In order to no longer link this payment to the area of the installation and to no longer support installations on the largest exploited areas more than others, the additional income support for young farmers will now intervene in the form of a uniform flat-rate amount per farm (with the application of GAEC transparency), and always for a maximum support period of 5 years. The programmed amount of the lump sum is around 3885€ per farm per year, leading to a total of cumulated support over 5 years that should reach more than 19 400€ for beneficiaries between 2023 and 2027, compared to a cumulated amount of 12 500€ for 80% of beneficiaries between 2015 and 2020.
Internal convergence
The convergence choices will allow France to reach, via two successive stages in 2023 and 2025, more than 85% internal convergence of basic decoupled aid to income in 2026. In 2023, an intermediate ceiling will be introduced to fully finance a floor at 70% of the average value of 2023 entitlements; this ceiling should be around €1350 (value to be confirmed based on the actual situation in 2023). In 2025, the ceiling will be lowered to 1000€ per PBO and a floor of 85% of the target value will be introduced. Entitlements above the 2026 target value (evaluated at €129 in 2026) will be subject to a reduction of 50% of the difference with respect to this target value. However, in order not to destabilize farms that still benefit from a payment value per hectare that is much higher than the average value, in geographical areas and with very specific production models, sometimes intensive in terms of employment, a ceiling on individual losses greater than 30% has been introduced. However, this limitation of losses cannot lead to a payment right exceeding the ceiling value of 1000€.
Thus, 96% of farms will benefit, from 2026 onwards, from payment rights between +/-10% of the average value (compared to 69% in 2019 and 29% in 2015). In other words, no farm should have payment entitlements whose value is less than 90% of the average (compared to 41% in 2015 and 21% in 2019), and 4% of farmers will retain payment entitlements whose value is greater than 110% of the average (compared to 10% in 2019 and 30% in 2015).
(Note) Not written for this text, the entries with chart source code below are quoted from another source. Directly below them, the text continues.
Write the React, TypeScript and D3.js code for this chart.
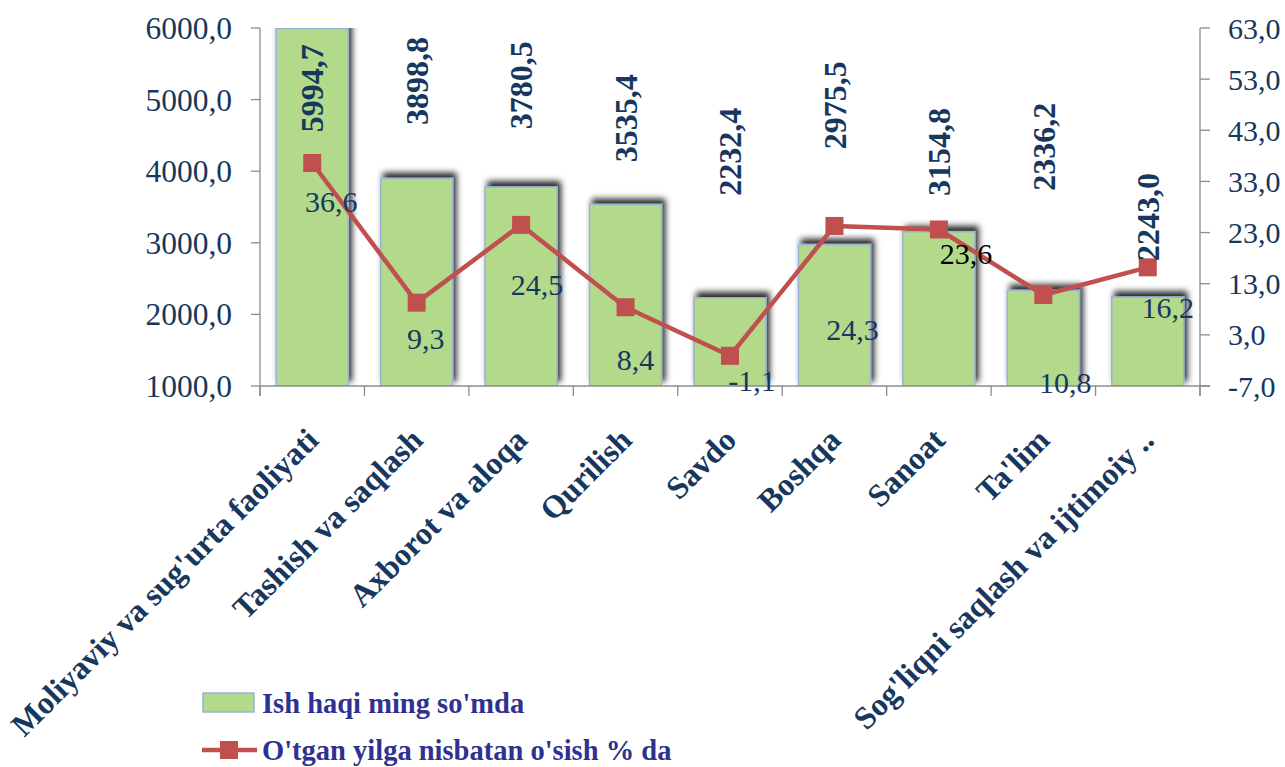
import React from "react";
import * as d3 from "d3";

const categories = [
  "Moliyaviy va sug'urta faoliyati",
  "Tashish va saqlash",
  "Axborot va aloqa",
  "Qurilish",
  "Savdo",
  "Boshqa",
  "Sanoat",
  "Ta'lim",
  "Sog'liqni saqlash va ijtimoiy ..",
];
const wages = [5994.7, 3898.8, 3780.5, 3535.4, 2232.4, 2975.5, 3154.8, 2336.2, 2243.0];
const growth = [36.6, 9.3, 24.5, 8.4, -1.1, 24.3, 23.6, 10.8, 16.2];
const leftTicks = [1000, 2000, 3000, 4000, 5000, 6000];
const rightTicks = [-7, 3, 13, 23, 33, 43, 53, 63];
const seriesNames = ["Ish haqi ming so'mda", "O'tgan yilga nisbatan o'sish % da"];

// layout of the manually placed data labels (in left-axis units / pixel offsets)
const barLabelAt = [5160, 5260, 5200, 4740, 4270, 4920, 4270, 4340, 3360];
const lineLabelOffset: [number, number][] = [
  [19, 38], [9, 36], [16, 60], [10, 52], [22, 25], [18, 104], [27, 24], [22, 88], [20, 40],
];
const lineLabelColor = ["#17375e", "#17375e", "#17375e", "#17375e", "#17375e", "#17375e", "#000000", "#17375e", "#17375e"];

const W = 1285, H = 767;
const L = 260, R = 1200, T = 28, B = 386;
const NAVY = "#17375e";
const FONT = "'Liberation Serif', 'Times New Roman', serif";

const fmt = (v: number) => d3.format(".1f")(v).replace(".", ",").replace("\u2212", "-");

export default function App() {
  const x = d3.scaleBand<string>().domain(categories).range([L, R]).paddingInner(0.31).paddingOuter(0.155);
  const xStep = x.step();
  const yL = d3.scaleLinear().domain([1000, 6000]).range([B, T]);
  const yR = d3.scaleLinear().domain([-7, 63]).range([B, T]);
  const cx = (i: number) => (x(categories[i]) as number) + x.bandwidth() / 2;
  const line = d3.line<number>().x((_, i) => cx(i)).y((d) => yR(d));
  const boundaries = d3.range(categories.length + 1).map((i) => L + i * xStep);
  const mk = 18;

  return (
    <svg width={W} height={H} style={{ position: "absolute", left: 0, top: 0, background: "#fff" }} fontFamily={FONT}>
      <defs>
        <filter id="shadow" x="-20%" y="-30%" width="140%" height="160%">
          <feDropShadow dx="3" dy="-5" stdDeviation="3" floodColor="#000" floodOpacity="0.85" />
        </filter>
        <clipPath id="plot">
          <rect x={L} y={T} width={R - L} height={B - T} />
        </clipPath>
      </defs>

      {/* bars */}
      <g clipPath="url(#plot)">
        {wages.map((v, i) => (
          <rect
            key={i}
            x={x(categories[i])}
            y={yL(v)}
            width={x.bandwidth()}
            height={B - yL(v)}
            fill="#b3d98a"
            stroke="#95b3d7"
            strokeWidth={1.5}
            filter="url(#shadow)"
          />
        ))}
      </g>

      {/* axes */}
      <g stroke="#8c8c8c" strokeWidth={1.3} fill="none">
        <line x1={L} y1={T} x2={L} y2={B + 10} />
        <line x1={R} y1={T} x2={R} y2={B + 10} />
        <line x1={L} y1={B} x2={R + 10} y2={B} />
        {leftTicks.map((t) => (
          <line key={"lt" + t} x1={L - 9} x2={L} y1={yL(t)} y2={yL(t)} />
        ))}
        {rightTicks.map((t) => (
          <line key={"rt" + t} x1={R} x2={R + 10} y1={yR(t)} y2={yR(t)} />
        ))}
        {boundaries.map((bx, i) => (
          <line key={"bt" + i} x1={bx} x2={bx} y1={B} y2={B + 10} />
        ))}
      </g>
      {leftTicks.map((t) => (
        <text key={"ltl" + t} x={232} y={yL(t)} dy="0.35em" textAnchor="end" fontSize={31.5} fill={NAVY}>
          {fmt(t)}
        </text>
      ))}
      {rightTicks.map((t) => (
        <text key={"rtl" + t} x={1228} y={yR(t)} dy="0.35em" textAnchor="start" fontSize={30} fill={NAVY}>
          {fmt(t)}
        </text>
      ))}

      {/* category labels */}
      {categories.map((c, i) => {
        const ax = cx(i) + 8;
        const ay = 442;
        return (
          <text
            key={"cat" + i}
            x={ax}
            y={ay}
            transform={`rotate(-45 ${ax} ${ay})`}
            textAnchor="end"
            fontSize={32}
            fontWeight="bold"
            fill={NAVY}
          >
            {c}
          </text>
        );
      })}

      {/* line series */}
      <path d={line(growth) || ""} fill="none" stroke="#c0504d" strokeWidth={4.5} strokeLinejoin="round" />
      {growth.map((v, i) => (
        <rect key={"m" + i} x={cx(i) - mk / 2} y={yR(v) - mk / 2} width={mk} height={mk} fill="#c0504d" />
      ))}

      {/* bar value labels */}
      {wages.map((v, i) => {
        const lx = cx(i);
        const ly = yL(barLabelAt[i]);
        return (
          <text
            key={"bl" + i}
            x={lx}
            y={ly}
            dy="0.35em"
            transform={`rotate(-90 ${lx} ${ly})`}
            textAnchor="middle"
            fontSize={32}
            fontWeight="bold"
            fill={NAVY}
          >
            {fmt(v)}
          </text>
        );
      })}

      {/* line value labels */}
      {growth.map((v, i) => (
        <text
          key={"ll" + i}
          x={cx(i) + lineLabelOffset[i][0]}
          y={yR(v) + lineLabelOffset[i][1]}
          dy="0.35em"
          textAnchor="middle"
          fontSize={30}
          fill={lineLabelColor[i]}
        >
          {fmt(v)}
        </text>
      ))}

      {/* legend */}
      <g>
        <rect x={203} y={693} width={51} height={19} fill="#b3d98a" stroke="#95b3d7" strokeWidth={1.5} />
        <text x={262} y={713} fontSize={28.5} fontWeight="bold" fill="#2e3192">
          {seriesNames[0]}
        </text>
        <line x1={202} x2={257} y1={750} y2={750} stroke="#c0504d" strokeWidth={4.5} />
        <rect x={220} y={741} width={18} height={18} fill="#c0504d" />
        <text x={262} y={760} fontSize={28.5} fontWeight="bold" fill="#2e3192">
          {seriesNames[1]}
        </text>
      </g>
    </svg>
  );
}
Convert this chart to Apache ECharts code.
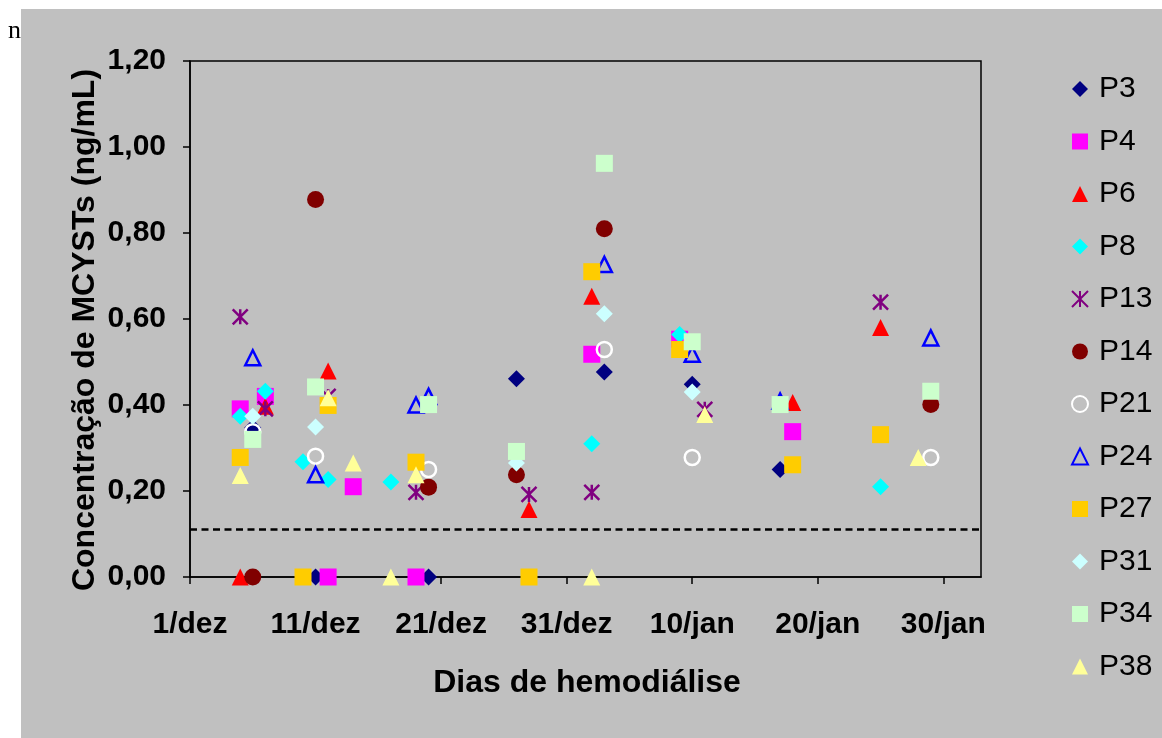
<!DOCTYPE html>
<html>
<head>
<meta charset="utf-8">
<script src="https://cdn.jsdelivr.net/npm/echarts@6/dist/echarts.min.js"></script>
<style>
  html, body { margin: 0; padding: 0; background: #fff; }
  #chart { width: 1162px; height: 738px; }
</style>
</head>
<body>
<div id="chart"></div>
<script>
// X values are days counted from 1 December (0 = 1/dez).
const tickDays   = [0, 10, 20, 30, 40, 50, 60];
const tickLabels = ['1/dez', '11/dez', '21/dez', '31/dez', '10/jan', '20/jan', '30/jan'];
const detectionLimit = 0.11;

// [day, concentration in ng/mL] per patient
const P3  = [[5, 0.347], [10, 0], [19, 0], [26, 0.461], [33, 0.477], [40, 0.448], [47, 0.25]];
const P4  = [[4, 0.391], [6, 0.42], [11, 0], [13, 0.21], [18, 0], [32, 0.518], [39, 0.553], [48, 0.338]];
const P6  = [[4, 0], [6, 0.397], [11, 0.479], [27, 0.157], [32, 0.653], [48, 0.406], [55, 0.58]];
const P8  = [[4, 0.374], [6, 0.432], [9, 0.268], [11, 0.227], [16, 0.221], [32, 0.31], [39, 0.564], [55, 0.21]];
const P13 = [[4, 0.605], [6, 0.391], [11, 0.42], [18, 0.197], [27, 0.192], [32, 0.197], [41, 0.39], [55, 0.639]];
const P14 = [[5, 0], [10, 0.878], [19, 0.209], [26, 0.238], [33, 0.81], [59, 0.401]];
const P21 = [[5, 0.338], [10, 0.281], [19, 0.25], [33, 0.529], [40, 0.278], [59, 0.278]];
const P24 = [[5, 0.51], [10, 0.238], [18, 0.40], [19, 0.42], [33, 0.727], [40, 0.518], [47, 0.409], [59, 0.556]];
const P27 = [[4, 0.278], [9, 0], [11, 0.399], [18, 0.267], [27, 0], [32, 0.71], [39, 0.529], [48, 0.261], [55, 0.331]];
const P31 = [[5, 0.374], [10, 0.349], [26, 0.265], [33, 0.612], [40, 0.43]];
const P34 = [[5, 0.32], [10, 0.442], [19, 0.401], [26, 0.292], [33, 0.962], [40, 0.547], [47, 0.401], [59, 0.432]];
const P38 = [[4, 0.236], [11, 0.417], [13, 0.265], [16, 0], [18, 0.238], [32, 0], [41, 0.378], [58, 0.278]];

const ASTERISK = 'path://M5,0L5,10M0,0L10,10M10,0L0,10';
const CLEAR = 'rgba(0,0,0,0)';

const seriesDefs = [
  { name: 'P3',  data: P3,  symbol: 'diamond',  fill: '#000080' },
  { name: 'P4',  data: P4,  symbol: 'rect',     fill: '#FF00FF' },
  { name: 'P6',  data: P6,  symbol: 'triangle', fill: '#FF0000' },
  { name: 'P8',  data: P8,  symbol: 'diamond',  fill: '#00FFFF' },
  { name: 'P13', data: P13, symbol: ASTERISK,   fill: CLEAR, stroke: '#800080', size: 15 },
  { name: 'P14', data: P14, symbol: 'circle',   fill: '#800000' },
  { name: 'P21', data: P21, symbol: 'circle',   fill: CLEAR, stroke: '#FFFFFF', size: 15 },
  { name: 'P24', data: P24, symbol: 'triangle', fill: CLEAR, stroke: '#0000FF', size: 15 },
  { name: 'P27', data: P27, symbol: 'rect',     fill: '#FFCC00' },
  { name: 'P31', data: P31, symbol: 'diamond',  fill: '#CCFFFF' },
  { name: 'P34', data: P34, symbol: 'rect',     fill: '#CCFFCC' },
  { name: 'P38', data: P38, symbol: 'triangle', fill: '#FFFF99' }
];

const FONT = '"Liberation Sans", Arial, sans-serif';

const series = seriesDefs.map(d => ({
  type: 'scatter',
  name: d.name,
  data: d.data,
  symbol: d.symbol,
  symbolSize: d.size || 17,
  itemStyle: {
    color: d.fill,
    borderColor: d.stroke || CLEAR,
    borderWidth: d.stroke ? 2.5 : 0,
    opacity: 1
  },
  emphasis: { disabled: true }
}));

// dashed reference line for the detection limit
series.push({
  type: 'line',
  name: 'limite',
  data: [],
  silent: true,
  markLine: {
    silent: true,
    symbol: 'none',
    label: { show: false },
    lineStyle: { color: '#000', type: [7, 4.5], width: 2.5 },
    data: [{ yAxis: detectionLimit }]
  }
});

const chart = echarts.init(document.getElementById('chart'), null, { renderer: 'canvas' });
chart.setOption({
  backgroundColor: '#FFFFFF',
  animation: false,
  textStyle: { fontFamily: FONT },
  graphic: [
    { type: 'rect', z: -100, shape: { x: 21, y: 9, width: 1141, height: 729 }, style: { fill: '#C0C0C0' } },
    { type: 'text', z: 10, x: 8, y: 44, style: { text: 'n', font: '26px "Liberation Serif", "Times New Roman", serif', fill: '#000', textVerticalAlign: 'bottom' } },
    { type: 'text', z: 10, x: 587, y: 683, style: { text: 'Dias de hemodiálise', font: 'bold 32px ' + FONT, fill: '#000', textAlign: 'center', textVerticalAlign: 'middle' } },
    { type: 'text', z: 10, x: 85, y: 330, rotation: Math.PI / 2, style: { text: 'Concentração de MCYSTs (ng/mL)', font: 'bold 32px ' + FONT, fill: '#000', textAlign: 'center', textVerticalAlign: 'middle' } }
  ],
  grid: {
    left: 190, top: 61, right: 181, bottom: 161,
    show: true, borderColor: '#000', borderWidth: 1.5, backgroundColor: 'transparent'
  },
  legend: {
    orient: 'vertical',
    left: 1066,
    top: 69,
    itemWidth: 16,
    itemHeight: 16,
    itemGap: 22.5,
    selectedMode: false,
    textStyle: { fontFamily: FONT, fontSize: 30, color: '#000', padding: [0, 0, 0, 6] },
    data: seriesDefs.map(d => d.name)
  },
  xAxis: {
    type: 'value',
    min: 0,
    max: 63,
    splitLine: { show: false },
    axisLine: { lineStyle: { color: '#000', width: 1.5 } },
    axisTick: { show: true, inside: false, length: 7, lineStyle: { color: '#000', width: 1.5 }, customValues: tickDays },
    axisLabel: {
      customValues: tickDays,
      margin: 33,
      fontSize: 30,
      fontWeight: 'bold',
      color: '#000',
      fontFamily: FONT,
      formatter: v => { const i = tickDays.indexOf(v); return i >= 0 ? tickLabels[i] : ''; }
    }
  },
  yAxis: {
    type: 'value',
    min: 0,
    max: 1.2,
    interval: 0.2,
    splitLine: { show: false },
    axisLine: { show: true, lineStyle: { color: '#000', width: 1.5 } },
    axisTick: { show: true, inside: false, length: 7, lineStyle: { color: '#000', width: 1.5 } },
    axisLabel: {
      margin: 24,
      fontSize: 30,
      fontWeight: 'bold',
      color: '#000',
      fontFamily: FONT,
      formatter: v => v.toFixed(2).replace('.', ',')
    }
  },
  series: series
});
</script>
</body>
</html>
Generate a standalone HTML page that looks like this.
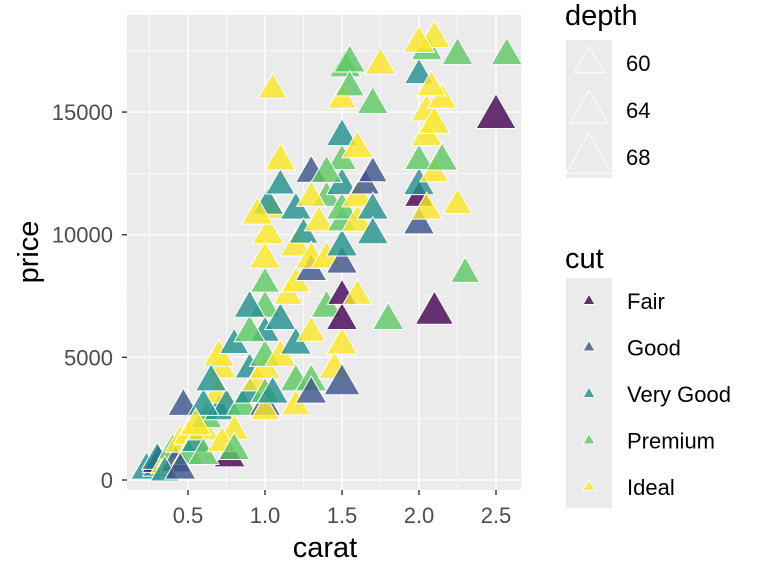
<!DOCTYPE html>
<html><head><meta charset="utf-8"><style>
body{margin:0;background:#fff;font-family:"Liberation Sans",Arial,sans-serif}
svg text{font-family:"Liberation Sans",Arial,sans-serif}
</style></head><body>
<svg id="chart" width="768" height="576" viewBox="0 0 768 576" xmlns="http://www.w3.org/2000/svg">
<rect x="127" y="15" width="394" height="475" fill="#ebebeb"/>
<g id="grid"></g>
<g id="points"></g>
<g id="axes"></g>
<text x="325" y="557" font-size="29" text-anchor="middle">carat</text>
<text transform="translate(38,252) rotate(-90)" font-size="29" text-anchor="middle">price</text>
<g id="legend"></g>
</svg>
<script>
// data: carat, price, cut index, depth
const carat=[0.23,0.3,0.31,0.3,0.35,0.4,0.4,0.42,0.45,0.5,0.5,0.47,0.77,0.55,0.6,0.62,0.7,0.7,0.72,0.7,0.75,0.8,0.85,0.9,0.9,0.95,1.0,1.0,1.0,1.0,1.0,1.0,1.0,1.0,1.02,1.05,1.1,1.05,1.1,1.1,1.15,1.2,1.2,1.2,1.2,1.2,1.25,1.3,1.3,1.3,1.3,1.35,1.4,1.4,1.4,1.45,1.5,1.5,1.5,1.5,1.5,1.5,1.5,1.5,1.5,1.5,1.5,1.5,1.52,1.55,1.6,1.6,1.6,1.65,1.7,1.7,1.7,1.7,1.75,1.8,2.0,2.0,2.0,2.05,2.0,2.05,2.05,2.0,2.05,2.1,2.1,2.1,2.1,2.15,2.15,2.25,2.3,2.25,2.5,2.57,2.0,2.08,1.02,0.95,1.1,1.3,1.3,1.4,1.6,1.55,0.6,0.65,0.8,0.9,0.9,1.0,0.55,0.35,0.45,0.6,0.72,0.8,1.05,1.2,1.3];
const price=[400,500,700,800,600,900,1200,700,1500,1800,1000,3000,900,1500,2000,2500,2800,3500,4500,5000,3000,2000,3000,3500,4500,4000,3000,3500,4500,5000,6000,7000,8000,9000,10000,11000,13000,15900,5000,6500,7500,4000,5500,8000,9500,11000,10000,4000,6000,8500,9000,10500,7000,9000,11500,4500,3900,5500,6500,7500,8800,9500,10500,11000,12000,13000,14000,15500,16800,17000,7500,10500,11500,12000,11000,10000,12500,15300,16900,6500,10400,11500,12000,11000,13000,14000,15000,16500,17500,18000,6800,12500,14500,13000,15500,11200,8400,17300,14800,17300,17800,16000,11200,10800,12000,12500,11500,12500,13500,16000,3000,4000,5500,6000,7000,2800,2200,300,400,1000,1500,1200,3500,3000,3500];
const cut=[2,2,0,2,4,4,3,1,4,4,3,1,0,2,4,3,2,4,4,4,2,4,3,2,2,4,1,3,4,3,2,3,3,4,4,4,4,4,4,2,4,3,2,4,4,2,2,3,4,1,4,4,3,4,3,4,1,4,0,0,1,2,3,3,2,3,2,4,3,3,4,4,4,1,2,2,1,3,4,3,1,0,2,4,3,4,4,2,3,4,0,4,4,3,4,4,3,3,0,3,4,4,2,4,2,1,4,3,4,3,2,2,2,3,2,4,4,2,1,3,4,3,2,4,1];
const depth=[60.5,59.5,61.5,60.5,59.5,60.5,59.5,60.5,60.5,59.5,60.5,60.5,60.5,59.5,60.5,60.5,59.5,60.5,59.5,60.5,60.5,59.5,60.5,60.5,59.5,60.5,60.5,59.5,60.5,60.5,59.5,60.5,59.5,60.5,60.5,59.5,60.5,59.5,60.5,60.5,59.5,60.5,60.5,59.5,60.5,60.5,59.5,60.5,59.5,60.5,60.5,59.5,60.5,60.5,59.5,60.5,63,60.5,60.5,59.5,60.5,60.5,59.5,60.5,60.5,59.5,60.5,59.5,60.5,60.5,59.5,60.5,60.5,59.5,60.5,60.5,59.5,60.5,60.5,60.5,60.5,59.5,60.5,60.5,59.5,60.5,60.5,59.5,60.5,60.5,64,59.5,60.5,60.5,59.5,59.5,59.5,60.5,65,60.5,60.5,59.5,60.5,60.5,59.5,60.5,59.5,60.5,60.5,59.5,60.5,60.5,59.5,60.5,60.5,59.5,60.5,59.5,60.5,60.5,59.5,60.5,60.5,59.5,60.5];
const cutLabels=["Fair","Good","Very Good","Premium","Ideal"];
const xTicks=[0.5,1.0,1.5,2.0,2.5];
const yTicks=[0,5000,10000,15000];
const depthBreaks=[60,64,68];
const colors=["#440154","#3B528B","#21908C","#5DC863","#FDE725"];
const NS="http://www.w3.org/2000/svg";
const X=v=>111+v*154, Y=v=>480-v*0.02453;
const W=d=>30+(d-60)*2;
function mk(p,t,a){const e=document.createElementNS(NS,t);for(const k in a)e.setAttribute(k,a[k]);p.appendChild(e);return e;}
function tri(cx,cy,w){const h=w*0.87;return `${cx-w/2},${cy+h/3} ${cx+w/2},${cy+h/3} ${cx},${cy-2*h/3}`;}
const g=document.getElementById('grid');
[0.25,0.75,1.25,1.75,2.25].forEach(v=>{const l=mk(g,'line',{x1:X(v),x2:X(v),y1:15,y2:490,stroke:'#fff','stroke-width':0.7});

});
[2500,7500,12500,17500].forEach(v=>{const l=mk(g,'line',{x1:127,x2:521,y1:Y(v),y2:Y(v),stroke:'#fff','stroke-width':0.7});

});
const ax=document.getElementById('axes');
xTicks.forEach(v=>{const l=mk(g,'line',{x1:X(v),x2:X(v),y1:15,y2:490,stroke:'#fff','stroke-width':1.4});


const t=mk(ax,'line',{x1:X(v),x2:X(v),y1:490,y2:495,stroke:'#333','stroke-width':1.4});


const s=mk(ax,'text',{x:X(v),y:523,'font-size':22,fill:'#4d4d4d','text-anchor':'middle'});s.textContent=v.toFixed(1);

});
yTicks.forEach(v=>{const l=mk(g,'line',{x1:127,x2:521,y1:Y(v),y2:Y(v),stroke:'#fff','stroke-width':1.4});


const t=mk(ax,'line',{x1:122,x2:127,y1:Y(v),y2:Y(v),stroke:'#333','stroke-width':1.4});


const s=mk(ax,'text',{x:113,y:Y(v)+8,'font-size':22,fill:'#4d4d4d','text-anchor':'end'});s.textContent=v;

});
const pg=document.getElementById('points');
for(let i=0;i<carat.length;i++){
const p=mk(pg,'polygon',{points:tri(X(carat[i]),Y(price[i]),W(depth[i])),fill:colors[cut[i]],'fill-opacity':0.8,stroke:'#fff','stroke-width':1});

}
const lg=document.getElementById('legend');
let t=mk(lg,'text',{x:565,y:25,'font-size':29});t.textContent='depth';


let r=mk(lg,'rect',{x:566,y:40,width:46,height:138,fill:'#ebebeb'});


depthBreaks.forEach((d,i)=>{const cy=[64,112,160][i];
const p=mk(lg,'polygon',{points:tri(589,cy,W(d)),fill:'none',stroke:'#fff','stroke-width':1});


const s=mk(lg,'text',{x:626,y:[71,118,165][i],'font-size':22});s.textContent=d;

});
t=mk(lg,'text',{x:565,y:268,'font-size':29});t.textContent='cut';


r=mk(lg,'rect',{x:566,y:278,width:46,height:230,fill:'#ebebeb'});


cutLabels.forEach((c,i)=>{const cy=301+i*46.5;
const p=mk(lg,'polygon',{points:tri(589,cy,12),fill:colors[i],'fill-opacity':0.8,stroke:'#fff','stroke-width':1});


const s=mk(lg,'text',{x:627,y:cy+8,'font-size':22});s.textContent=c;

});
</script>
</body></html>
Pillar 2: Funding Allocation and Priorities
Thanks to the transfer of €2.742 billion from Pillar I to Pillar II (7,53%), France can count on €10 billion in the FEADER fund for the entire 2023-2027 programming period.
A large part of this budget, as much as 3.586 billion, is dedicated to the compensatory allowance for permanent natural handicaps (ICHN) as it plays an important role in reducing income disparities between territories. The ICHN is mainly targeted at livestock farming, and is aimed in particular at the most extensive farms by maintaining appropriate stocking rate ranges, corresponding to resilient, more autonomous livestock farming and a source of important environmental amenities: maintenance of permanent grasslands, maintenance of conditions favorable to biodiversity, carbon capture and well-being of the animals grazing there.
Despite the reduction in the EAFRD funding rate provided for in the strategic plan regulation for this measure (65% of EAFRD mobilizable in 2023-2027 vs. 75% in 2015-2022), France guarantees to maintain the total envelope at €1.1 billion and undertakes to cover the additional cost of €100 million induced by the change in funding rate. The EAFRD thus freed up will make it possible to finance the increase in the budget for conversion to organic farming.
Indeed, the FEADER resources for organic farming amount to a total of 980 million, leaving 1.832 billion for investments and 988 million for agro-environmental climate measures (AECMs).